Saturday, July 11, 2015

Labor and what we became

Lewis W. Hine's collection on child labor,
an Indiana glass factory

Indiana's development as an industrial center after 1880 is hardly anecdotal to the events that would transpire a few decades later at the conclusion of World War I.

To get from Point A to Point B, we need to take a snapshot look at Hoosier life as it transitioned from a purely agricultural state to something much more diverse.

As the railroads began to put their tracks through anything that contained two telephone poles and a post office, so came with it industry.

Lots of it. Even the Whitewater valley had its share, including Connersville, known then as a vital hub of commerce. The rails allowed workers some flexibility in going from rural areas into the towns to find work ... work that would be demanding, bordering on cruel and in some cases, life-threatening.

A well-organized book called "Indiana in Transition, The Emergence of an Industrial Commonwealth," by Clifton J. Phillips, is chock full of details.

The book was published in 1968 by the Historical Bureau and the Indiana Historical Society. (It's one volume in a set, but I didn't see any others.)

Phillips has the data. "Working conditions in this period (around 1880 forward) paralleled those found in other industrializing regions. Long hours and low wages sum up much of the story ... in the first two or three decades after 1880."

The average work week for a factory laborer was probably 60 hours, those making cement, wood pulp, corn products, paper, roofing. Steel mill workers could do 7-day shifts, often 10 hours at a time. Steel made the globe revolve. Autos, ships, rail lines ... virtually everything came from Gary.

Labor unrest was bound to follow, but organized unions were still in the future. Most labor strife was violent and often was counterproductive.

Phillips says the state legislature began to take the labor problem seriously around 1890 but was largely unable to enforce an eight-hour day. Most workers were still regulated by company rules. Work the hours or go elsewhere.

Building trades fared better but they held the hammer, so to speak, by controlling contracts on many public structures, such as bridges or corporate buildings. Fill-in labor was reluctant to challenge that clout.

By the turn of the century, legislative control over child labor had become effective and as factories became more diversified, they found a need for more skilled workers who could add leverage to better pay and shorter hours.

The glass industry that emerged in the 1890s led the way in training specialized workers, though unskilled laborers were still left with 12-hour days, mainly because the pay for unskilled labor was substantially less.

Women's pay was horrible though more began to work outside the home. Conditions were frequently deplorable. There is little evidence that this bothered anybody.

"Not until 1913 did the General Assembly create a commission on working women to investigate the hours and conditions of labor of women in the state," Phillips writes.

The legislature took a long hard look at the report and did ... nothing.

Paying the workers was sometimes a crap shoot, Phillips adds.
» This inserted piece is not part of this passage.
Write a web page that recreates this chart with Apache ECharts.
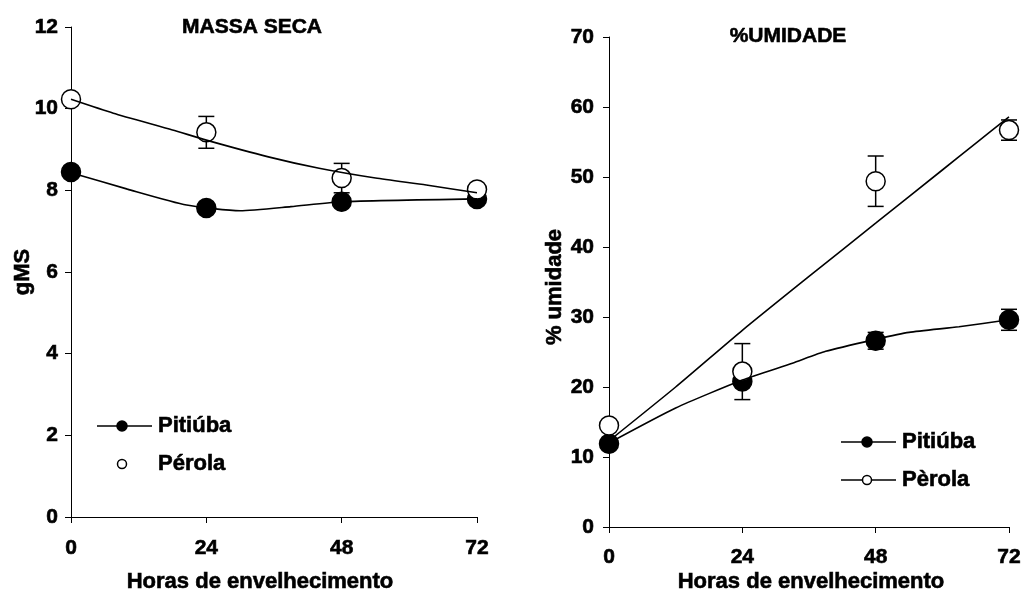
<!DOCTYPE html>
<html>
<head>
<meta charset="utf-8">
<script src="https://cdn.jsdelivr.net/npm/echarts@6/dist/echarts.min.js"></script>
<style>
html,body{margin:0;padding:0;background:#fff;}
#chart{width:1027px;height:592px;}
</style>
</head>
<body>
<div id="chart"></div>
<script>
// ---------- data ----------
const hours = [0, 24, 48, 72];
const xTicks = ['0', '24', '48', '72'];

// MASSA SECA (gMS)
const msPitiuba = [8.45, 7.57, 7.72, 7.79];
const msPitiubaErr = [0, 0, 0, 0];
const msPerola = [10.23, 9.42, 8.30, 8.02];
const msPerolaErr = [0, 0.39, 0.36, 0];
// trend curves: [hour, value]
const msPitiubaTrend = [[0, 8.43], [10, 8.03], [20.5, 7.64], [30, 7.50], [39, 7.60], [48, 7.72], [72, 7.79]];
const msPerolaTrend = [[0, 10.23], [7.5, 9.89], [18, 9.48], [24, 9.23], [35, 8.82], [44, 8.54], [54, 8.30], [63, 8.13], [72, 7.94]];

// % UMIDADE
const umPitiuba = [11.9, 20.8, 26.6, 29.6];
const umPitiubaErr = [0, 0, 1.2, 1.5];
const umPerola = [14.5, 22.2, 49.4, 56.7];
const umPerolaErr = [0, 4.0, 3.6, 1.45];
const umPitiubaTrend = [[0, 12.0], [12, 17.0], [24, 21.0], [33, 23.4], [39, 25.1], [48, 26.8], [54, 27.8], [63, 28.6], [72, 29.6]];
const umPerolaTrend = [[0, 12.3], [12, 20.0], [24, 28.1], [36, 35.8], [48, 43.4], [60, 51.0], [66, 54.8], [72, 58.6]];

const seriesNames = ['Pitiúba', 'Pérola', 'Pèrola'];
const titles = ['MASSA SECA', '%UMIDADE'];
const yNames = ['gMS', '% umidade'];
const xName = 'Horas de envelhecimento';

// ---------- helpers ----------
const FONT = '"Liberation Sans", Arial, sans-serif';
const HEAVY = 0.6;
function pts(vals) { return hours.map((h, i) => [h, vals[i]]); }
function errData(vals, errs) {
  const out = [];
  hours.forEach((h, i) => { if (errs[i] > 0) out.push([h, vals[i] - errs[i], vals[i] + errs[i]]); });
  return out;
}
function errSeries(idx, vals, errs) {
  return {
    type: 'custom', xAxisIndex: idx, yAxisIndex: idx, z: 1, silent: true,
    data: errData(vals, errs),
    renderItem: function (params, api) {
      const x = api.value(0), lo = api.value(1), hi = api.value(2);
      const a = api.coord([x, hi]), b = api.coord([x, lo]);
      const w = 8, st = { stroke: '#000', lineWidth: 1.5 };
      return { type: 'group', children: [
        { type: 'line', shape: { x1: a[0], y1: a[1], x2: b[0], y2: b[1] }, style: st },
        { type: 'line', shape: { x1: a[0] - w, y1: a[1], x2: a[0] + w, y2: a[1] }, style: st },
        { type: 'line', shape: { x1: b[0] - w, y1: b[1], x2: b[0] + w, y2: b[1] }, style: st }
      ] };
    }
  };
}
function markSeries(idx, vals, filled) {
  return {
    type: 'scatter', xAxisIndex: idx, yAxisIndex: idx, z: 2, silent: true,
    symbol: 'circle', symbolSize: 19, data: pts(vals),
    itemStyle: { color: filled ? '#000' : '#fff', borderColor: '#000', borderWidth: 1.5, opacity: 1 }
  };
}
function trendSeries(idx, data) {
  return {
    type: 'line', xAxisIndex: idx, yAxisIndex: idx, z: 3, silent: true,
    smooth: 0.2, showSymbol: false, symbol: 'none', data: data,
    lineStyle: { color: '#000', width: 1.6 }
  };
}
const axisTxt = { color: '#000', fontFamily: FONT, fontWeight: 'bold', fontSize: 21,
                  textBorderColor: '#000', textBorderWidth: HEAVY };
function xAxis(idx, margin) {
  return {
    type: 'value', gridIndex: idx, min: 0, max: 72, interval: 24,
    axisLine: { show: true, onZero: false, lineStyle: { color: '#000', width: 1 } },
    axisTick: { show: true, length: 6, lineStyle: { color: '#000' } },
    axisLabel: Object.assign({ margin: margin, formatter: v => xTicks[hours.indexOf(v)] }, axisTxt),
    splitLine: { show: false }
  };
}
function yAxis(idx, max, interval, margin) {
  return {
    type: 'value', gridIndex: idx, min: 0, max: max, interval: interval,
    axisLine: { show: true, lineStyle: { color: '#000', width: 1 } },
    axisTick: { show: true, length: 6, lineStyle: { color: '#000' } },
    axisLabel: Object.assign({ margin: margin }, axisTxt),
    splitLine: { show: false }
  };
}
function txt(text, x, y, size, rot) {
  return {
    type: 'text', x: x, y: y, rotation: rot || 0, silent: true,
    style: { text: text, x: 0, y: 0, fill: '#000', font: 'bold ' + size + 'px ' + FONT,
             stroke: '#000', lineWidth: HEAVY,
             textAlign: 'center', textVerticalAlign: 'middle' }
  };
}
function legendItem(x0, x1, cx, y, filled, withLine, label, tx) {
  const els = [];
  if (withLine) els.push({ type: 'line', silent: true, shape: { x1: x0, y1: y, x2: x1, y2: y }, style: { stroke: '#000', lineWidth: 1.6 } });
  els.push({ type: 'circle', silent: true, shape: { cx: cx, cy: y, r: filled ? 5 : 4.5 },
             style: { fill: filled ? '#000' : '#fff', stroke: '#000', lineWidth: 1.5 } });
  els.push({ type: 'text', silent: true, style: { text: label, x: tx, y: y, fill: '#000',
             stroke: '#000', lineWidth: HEAVY,
             font: 'bold 22px ' + FONT, textAlign: 'left', textVerticalAlign: 'middle' } });
  return els;
}

const chart = echarts.init(document.getElementById('chart'), null, { renderer: 'canvas' });
chart.setOption({
  animation: false,
  backgroundColor: '#fff',
  grid: [
    { left: 71, top: 27, width: 406, height: 490 },
    { left: 609, top: 37, width: 400, height: 490 }
  ],
  xAxis: [xAxis(0, 21), xAxis(1, 20)],
  yAxis: [yAxis(0, 12, 2, 13), yAxis(1, 70, 10, 15)],
  series: [
    errSeries(0, msPerola, msPerolaErr),
    errSeries(0, msPitiuba, msPitiubaErr),
    markSeries(0, msPitiuba, true),
    markSeries(0, msPerola, false),
    trendSeries(0, msPitiubaTrend),
    trendSeries(0, msPerolaTrend),
    errSeries(1, umPerola, umPerolaErr),
    errSeries(1, umPitiuba, umPitiubaErr),
    markSeries(1, umPitiuba, true),
    markSeries(1, umPerola, false),
    trendSeries(1, umPitiubaTrend),
    trendSeries(1, umPerolaTrend)
  ],
  graphic: [
    txt(titles[0], 252, 27, 21),
    txt(titles[1], 788, 36, 21),
    txt(yNames[0], 23, 272, 22, Math.PI / 2),
    txt(yNames[1], 555, 287, 22, Math.PI / 2),
    txt(xName, 260, 582, 22),
    txt(xName, 811, 582, 22)
  ].concat(
    legendItem(97, 152, 122, 426, true, true, seriesNames[0], 158),
    legendItem(97, 152, 122, 464, false, false, seriesNames[1], 158),
    legendItem(841, 896, 867, 442, true, true, seriesNames[0], 902),
    legendItem(841, 896, 867, 480, false, true, seriesNames[2], 902)
  )
});
</script>
</body>
</html>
Sometimes, pay would be monthly, or irregularly, or sometimes doled out instead of awarded as a regular reward for services rendered.

Laws changing that came around 1890.

Understandably, Indiana's industrial base was quite diverse, ranging from coal in the southwestern corner, to shipping on the Ohio River and Lake Michigan, where steel and iron work reigned.

The emerging auto industry followed the carriage era, and the gas boom across the central part of the state led to dozens of diverse companies. Indiana did it all, and grew more wheat and corn than almost anybody on Earth.

The average annual earnings for an Indiana family in 1894:

Less than $300 a year -- something close to abject poverty.

By 1900, it began to change.

"Wages in general rose gradually in the early years of the 20th century and spectacularly after the outbreak of the first World War."

Phillips's data shows that the average annual wage went from $490 in 1899 to $576 only 10 years later ... and it nearly tripled in 1919, mostly due to inflation. Higher than the national average, nearly equal to that of other neighboring states.

It is the war that inevitably interests us, because events leading up to it and resulting from it are partially what define Indiana as a state. The Whitewater valley is not exempt from that.

Working in the factories was not for the faint of heart. Factories were often poorly ventilated, poorly heated or lit, dangerous and unsanitary. One door in and no other doors out.

Child labor did, however, decline greatly in the first half of the century, ostensibly replaced by women who worked for about the same wage.

Steel mill rig, Gary around 1910
Militant labor movements began to find new alliances as membership grew, adding financial resources to the conversation.

By 1915, labor in Indiana had drawn the line. It endured, prospered and took aim on growth.

By the middle of 1917, things would change. Labor calmed down. The desire to win the war had replaced any selfish urge to argue with the company over working conditions.

America's entry into World War I was scarcely the economic driver that resulted from the "Rosie the Riveter" phenomenon a few decades later, but the first war did stabilize industry. Working to win the war was considered patriotic.

As well, the U.S. involvement in the war was of relatively short duration -- about 18 months, so the need to re-tool for war materials never came about. World War I was a trench soldier's war, not a tanks-and-ships war.

After it ended, Indiana's role in history would change permanently. Despite the mystery, it does indeed make social sense if not moral sense.

And with it came a new and divisive concept of government. Socialism.